**Task**
Return, exactly as written, the lines from the one containing "Rebuild this chart" through the one containing "0.1792, 0.1802, 0.1814]", with both ends included.

Rows from a dataset of charts and code
****************

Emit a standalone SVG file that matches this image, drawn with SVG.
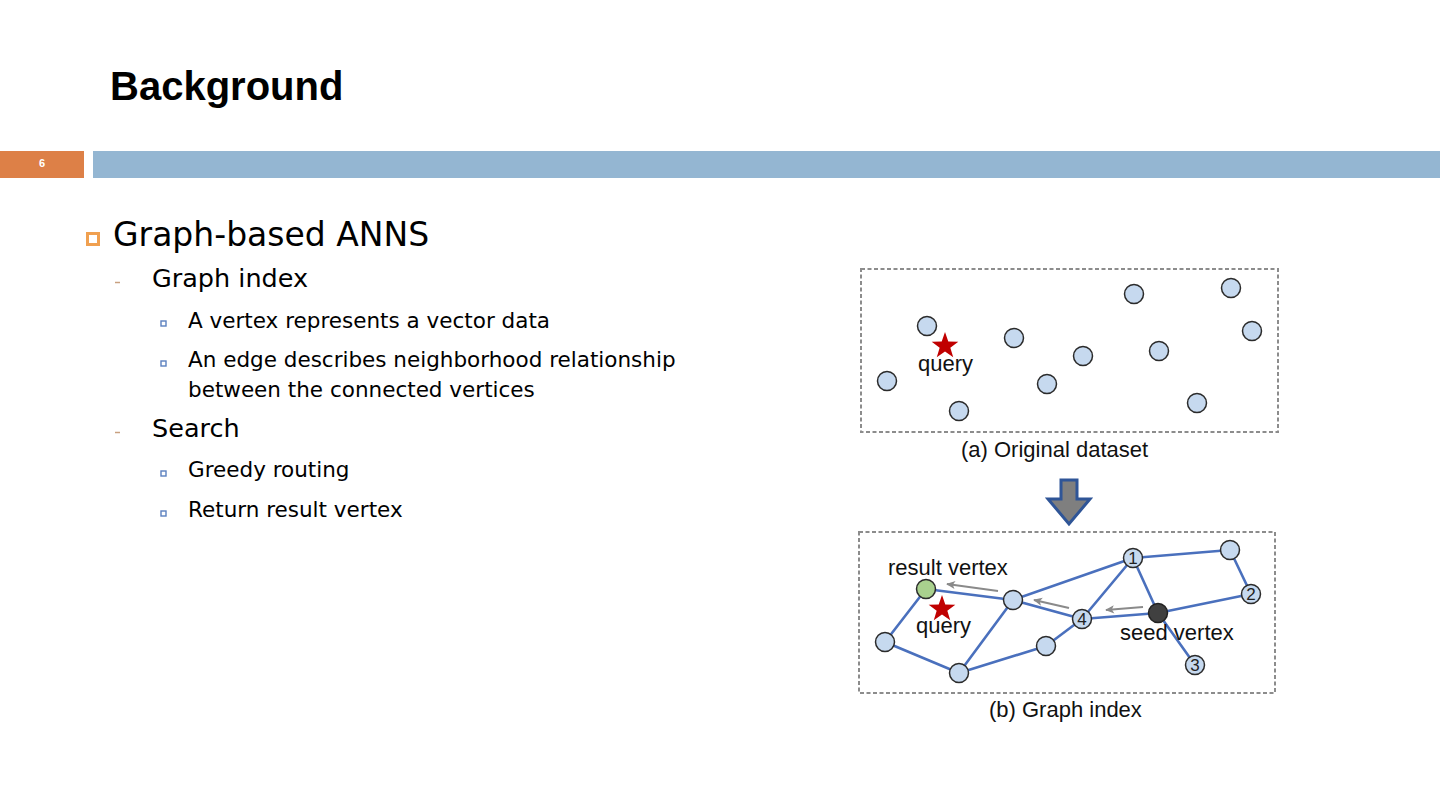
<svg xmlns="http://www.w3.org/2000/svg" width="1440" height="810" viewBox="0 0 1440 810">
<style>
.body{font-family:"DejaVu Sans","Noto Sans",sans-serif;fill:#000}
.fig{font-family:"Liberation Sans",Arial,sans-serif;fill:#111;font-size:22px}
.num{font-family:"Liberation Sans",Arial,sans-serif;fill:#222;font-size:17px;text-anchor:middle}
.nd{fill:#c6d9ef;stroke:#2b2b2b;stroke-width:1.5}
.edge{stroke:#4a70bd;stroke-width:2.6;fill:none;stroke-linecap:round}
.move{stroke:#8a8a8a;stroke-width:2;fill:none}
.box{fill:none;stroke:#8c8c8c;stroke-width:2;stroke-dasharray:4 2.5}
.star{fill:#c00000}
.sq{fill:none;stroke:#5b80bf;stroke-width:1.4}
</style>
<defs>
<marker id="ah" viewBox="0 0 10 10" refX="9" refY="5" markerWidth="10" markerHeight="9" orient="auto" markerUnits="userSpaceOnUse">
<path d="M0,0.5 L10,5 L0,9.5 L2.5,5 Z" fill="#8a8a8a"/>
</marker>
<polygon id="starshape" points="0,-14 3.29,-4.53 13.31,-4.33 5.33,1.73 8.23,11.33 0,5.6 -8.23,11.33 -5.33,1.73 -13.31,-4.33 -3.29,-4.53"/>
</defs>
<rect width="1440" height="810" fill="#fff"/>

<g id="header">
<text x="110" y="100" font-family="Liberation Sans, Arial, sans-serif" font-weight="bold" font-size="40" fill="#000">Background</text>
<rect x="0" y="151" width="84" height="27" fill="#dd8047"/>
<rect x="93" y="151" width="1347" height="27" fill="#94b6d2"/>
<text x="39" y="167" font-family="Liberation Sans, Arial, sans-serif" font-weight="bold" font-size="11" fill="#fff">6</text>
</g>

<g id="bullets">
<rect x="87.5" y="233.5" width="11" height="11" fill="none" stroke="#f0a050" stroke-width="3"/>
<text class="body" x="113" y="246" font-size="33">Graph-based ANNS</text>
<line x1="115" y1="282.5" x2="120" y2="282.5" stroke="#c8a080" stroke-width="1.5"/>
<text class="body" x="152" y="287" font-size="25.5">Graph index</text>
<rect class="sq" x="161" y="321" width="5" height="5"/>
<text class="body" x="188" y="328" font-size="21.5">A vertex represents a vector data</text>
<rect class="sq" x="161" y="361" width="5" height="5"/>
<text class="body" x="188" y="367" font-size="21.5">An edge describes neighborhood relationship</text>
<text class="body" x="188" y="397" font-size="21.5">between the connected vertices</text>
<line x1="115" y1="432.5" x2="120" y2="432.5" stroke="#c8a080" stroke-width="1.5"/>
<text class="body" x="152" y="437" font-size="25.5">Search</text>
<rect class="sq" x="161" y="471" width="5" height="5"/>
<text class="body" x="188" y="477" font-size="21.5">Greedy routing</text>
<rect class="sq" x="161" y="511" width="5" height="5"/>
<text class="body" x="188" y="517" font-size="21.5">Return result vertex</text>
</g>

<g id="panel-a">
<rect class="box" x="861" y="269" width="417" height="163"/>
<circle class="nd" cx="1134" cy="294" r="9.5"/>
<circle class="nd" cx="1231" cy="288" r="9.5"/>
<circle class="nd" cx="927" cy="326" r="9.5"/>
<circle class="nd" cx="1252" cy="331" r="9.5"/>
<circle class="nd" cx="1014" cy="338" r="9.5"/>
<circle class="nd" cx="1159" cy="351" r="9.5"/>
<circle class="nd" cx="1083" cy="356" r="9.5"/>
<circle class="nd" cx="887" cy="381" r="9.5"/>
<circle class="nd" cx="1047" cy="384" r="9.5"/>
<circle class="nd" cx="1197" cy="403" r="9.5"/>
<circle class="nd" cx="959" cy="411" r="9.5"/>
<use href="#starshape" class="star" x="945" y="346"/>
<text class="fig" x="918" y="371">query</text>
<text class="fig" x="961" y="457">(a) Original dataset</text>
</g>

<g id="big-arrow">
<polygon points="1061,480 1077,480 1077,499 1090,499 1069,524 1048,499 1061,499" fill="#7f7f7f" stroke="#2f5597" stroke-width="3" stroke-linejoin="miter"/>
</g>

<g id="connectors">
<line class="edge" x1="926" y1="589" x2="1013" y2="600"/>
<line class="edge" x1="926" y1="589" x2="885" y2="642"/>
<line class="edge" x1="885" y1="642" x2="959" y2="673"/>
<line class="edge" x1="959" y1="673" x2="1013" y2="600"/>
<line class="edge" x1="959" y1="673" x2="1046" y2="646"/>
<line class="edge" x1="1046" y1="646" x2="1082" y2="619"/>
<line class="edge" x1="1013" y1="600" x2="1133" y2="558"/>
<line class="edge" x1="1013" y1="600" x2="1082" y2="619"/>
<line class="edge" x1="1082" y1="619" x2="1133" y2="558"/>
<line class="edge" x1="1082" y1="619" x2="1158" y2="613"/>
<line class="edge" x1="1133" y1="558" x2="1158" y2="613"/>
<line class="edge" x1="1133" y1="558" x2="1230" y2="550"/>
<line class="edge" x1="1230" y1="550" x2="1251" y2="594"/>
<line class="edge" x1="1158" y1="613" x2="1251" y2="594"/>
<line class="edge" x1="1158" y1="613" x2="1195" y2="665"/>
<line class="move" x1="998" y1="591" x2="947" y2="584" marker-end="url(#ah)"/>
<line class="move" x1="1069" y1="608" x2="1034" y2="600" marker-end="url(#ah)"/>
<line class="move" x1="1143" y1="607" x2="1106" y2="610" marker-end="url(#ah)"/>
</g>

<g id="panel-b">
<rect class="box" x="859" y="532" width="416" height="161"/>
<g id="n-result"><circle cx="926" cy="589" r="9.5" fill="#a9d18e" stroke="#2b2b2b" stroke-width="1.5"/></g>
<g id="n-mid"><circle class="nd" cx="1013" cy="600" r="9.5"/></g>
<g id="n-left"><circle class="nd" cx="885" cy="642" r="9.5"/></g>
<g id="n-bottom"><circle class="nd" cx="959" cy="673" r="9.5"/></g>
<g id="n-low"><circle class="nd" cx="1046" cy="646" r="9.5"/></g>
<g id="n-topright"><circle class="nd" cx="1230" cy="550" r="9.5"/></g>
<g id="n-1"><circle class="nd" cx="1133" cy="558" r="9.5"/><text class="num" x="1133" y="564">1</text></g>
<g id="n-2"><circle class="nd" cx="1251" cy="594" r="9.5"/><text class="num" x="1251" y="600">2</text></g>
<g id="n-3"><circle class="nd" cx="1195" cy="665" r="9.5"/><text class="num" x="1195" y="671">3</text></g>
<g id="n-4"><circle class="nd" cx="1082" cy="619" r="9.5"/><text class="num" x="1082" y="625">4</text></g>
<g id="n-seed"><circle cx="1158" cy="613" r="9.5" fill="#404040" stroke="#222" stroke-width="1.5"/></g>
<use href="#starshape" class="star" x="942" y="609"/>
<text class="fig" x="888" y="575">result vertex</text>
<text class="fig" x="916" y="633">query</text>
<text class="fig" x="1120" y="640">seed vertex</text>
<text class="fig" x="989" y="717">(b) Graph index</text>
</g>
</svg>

****************

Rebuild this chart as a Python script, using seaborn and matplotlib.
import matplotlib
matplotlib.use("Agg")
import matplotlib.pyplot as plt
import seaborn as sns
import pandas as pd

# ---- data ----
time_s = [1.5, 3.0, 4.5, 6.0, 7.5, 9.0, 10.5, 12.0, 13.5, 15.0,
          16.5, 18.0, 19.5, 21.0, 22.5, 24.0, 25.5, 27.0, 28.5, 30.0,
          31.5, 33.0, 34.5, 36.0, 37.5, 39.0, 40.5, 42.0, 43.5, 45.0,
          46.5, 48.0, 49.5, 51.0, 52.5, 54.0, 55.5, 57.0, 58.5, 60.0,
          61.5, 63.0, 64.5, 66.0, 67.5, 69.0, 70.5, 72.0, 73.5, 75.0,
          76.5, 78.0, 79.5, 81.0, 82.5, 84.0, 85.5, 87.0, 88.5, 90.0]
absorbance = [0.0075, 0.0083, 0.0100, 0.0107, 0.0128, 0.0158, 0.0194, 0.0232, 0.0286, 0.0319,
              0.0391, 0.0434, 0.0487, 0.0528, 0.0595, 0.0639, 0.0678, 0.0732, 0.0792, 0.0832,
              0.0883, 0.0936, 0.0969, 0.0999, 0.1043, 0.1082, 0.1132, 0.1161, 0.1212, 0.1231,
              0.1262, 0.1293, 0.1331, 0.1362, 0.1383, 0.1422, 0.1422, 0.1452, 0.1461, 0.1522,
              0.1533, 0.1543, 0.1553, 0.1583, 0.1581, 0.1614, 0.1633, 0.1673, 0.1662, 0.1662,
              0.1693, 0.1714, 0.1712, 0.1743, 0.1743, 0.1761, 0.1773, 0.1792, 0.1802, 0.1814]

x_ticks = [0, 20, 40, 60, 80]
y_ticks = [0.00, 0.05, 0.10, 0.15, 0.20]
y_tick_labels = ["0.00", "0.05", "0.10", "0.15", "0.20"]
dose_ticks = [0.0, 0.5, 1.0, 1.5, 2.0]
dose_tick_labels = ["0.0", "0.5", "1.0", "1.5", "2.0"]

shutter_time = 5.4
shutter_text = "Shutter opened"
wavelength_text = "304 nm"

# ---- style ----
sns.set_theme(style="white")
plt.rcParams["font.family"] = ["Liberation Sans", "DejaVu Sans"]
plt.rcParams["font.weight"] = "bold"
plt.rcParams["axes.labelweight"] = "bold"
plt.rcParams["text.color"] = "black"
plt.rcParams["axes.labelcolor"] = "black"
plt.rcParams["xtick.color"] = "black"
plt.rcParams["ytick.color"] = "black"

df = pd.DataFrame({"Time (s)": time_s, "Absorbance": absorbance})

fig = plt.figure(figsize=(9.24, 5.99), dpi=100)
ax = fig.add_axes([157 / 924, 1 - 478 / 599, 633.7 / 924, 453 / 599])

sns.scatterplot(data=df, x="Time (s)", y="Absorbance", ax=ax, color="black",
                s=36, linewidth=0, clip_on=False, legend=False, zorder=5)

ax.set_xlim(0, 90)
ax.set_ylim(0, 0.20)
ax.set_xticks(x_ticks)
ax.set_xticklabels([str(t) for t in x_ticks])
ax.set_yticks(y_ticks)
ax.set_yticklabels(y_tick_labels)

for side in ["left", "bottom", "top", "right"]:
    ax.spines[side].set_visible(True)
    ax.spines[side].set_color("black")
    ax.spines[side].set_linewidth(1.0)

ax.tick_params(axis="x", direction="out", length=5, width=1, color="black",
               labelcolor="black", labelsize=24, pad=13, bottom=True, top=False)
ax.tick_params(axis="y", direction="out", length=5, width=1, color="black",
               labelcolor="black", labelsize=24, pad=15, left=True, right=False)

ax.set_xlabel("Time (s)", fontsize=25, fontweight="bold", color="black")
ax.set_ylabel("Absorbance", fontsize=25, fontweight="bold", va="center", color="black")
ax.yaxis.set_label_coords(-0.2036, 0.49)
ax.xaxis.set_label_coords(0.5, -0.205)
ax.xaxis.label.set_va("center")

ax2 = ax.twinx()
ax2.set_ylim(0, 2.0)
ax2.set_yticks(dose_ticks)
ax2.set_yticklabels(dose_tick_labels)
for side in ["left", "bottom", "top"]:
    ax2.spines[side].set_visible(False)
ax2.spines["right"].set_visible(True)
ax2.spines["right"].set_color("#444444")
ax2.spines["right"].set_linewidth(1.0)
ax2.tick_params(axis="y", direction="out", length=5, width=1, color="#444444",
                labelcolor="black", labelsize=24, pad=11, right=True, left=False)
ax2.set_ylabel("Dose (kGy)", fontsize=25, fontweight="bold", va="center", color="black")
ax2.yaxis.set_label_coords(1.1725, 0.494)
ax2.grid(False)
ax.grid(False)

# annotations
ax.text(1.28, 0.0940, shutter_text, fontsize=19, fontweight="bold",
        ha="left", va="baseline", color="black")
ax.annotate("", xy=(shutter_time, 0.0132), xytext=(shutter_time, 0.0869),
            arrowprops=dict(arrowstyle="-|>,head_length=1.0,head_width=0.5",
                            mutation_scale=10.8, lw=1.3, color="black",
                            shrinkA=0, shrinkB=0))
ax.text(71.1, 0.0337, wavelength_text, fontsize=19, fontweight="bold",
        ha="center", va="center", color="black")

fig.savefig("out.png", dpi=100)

****************

**Final result**
Rebuild this chart as a Python script, using seaborn and matplotlib.
import matplotlib
matplotlib.use("Agg")
import matplotlib.pyplot as plt
import seaborn as sns
import pandas as pd

# ---- data ----
time_s = [1.5, 3.0, 4.5, 6.0, 7.5, 9.0, 10.5, 12.0, 13.5, 15.0,
          16.5, 18.0, 19.5, 21.0, 22.5, 24.0, 25.5, 27.0, 28.5, 30.0,
          31.5, 33.0, 34.5, 36.0, 37.5, 39.0, 40.5, 42.0, 43.5, 45.0,
          46.5, 48.0, 49.5, 51.0, 52.5, 54.0, 55.5, 57.0, 58.5, 60.0,
          61.5, 63.0, 64.5, 66.0, 67.5, 69.0, 70.5, 72.0, 73.5, 75.0,
          76.5, 78.0, 79.5, 81.0, 82.5, 84.0, 85.5, 87.0, 88.5, 90.0]
absorbance = [0.0075, 0.0083, 0.0100, 0.0107, 0.0128, 0.0158, 0.0194, 0.0232, 0.0286, 0.0319,
              0.0391, 0.0434, 0.0487, 0.0528, 0.0595, 0.0639, 0.0678, 0.0732, 0.0792, 0.0832,
              0.0883, 0.0936, 0.0969, 0.0999, 0.1043, 0.1082, 0.1132, 0.1161, 0.1212, 0.1231,
              0.1262, 0.1293, 0.1331, 0.1362, 0.1383, 0.1422, 0.1422, 0.1452, 0.1461, 0.1522,
              0.1533, 0.1543, 0.1553, 0.1583, 0.1581, 0.1614, 0.1633, 0.1673, 0.1662, 0.1662,
              0.1693, 0.1714, 0.1712, 0.1743, 0.1743, 0.1761, 0.1773, 0.1792, 0.1802, 0.1814]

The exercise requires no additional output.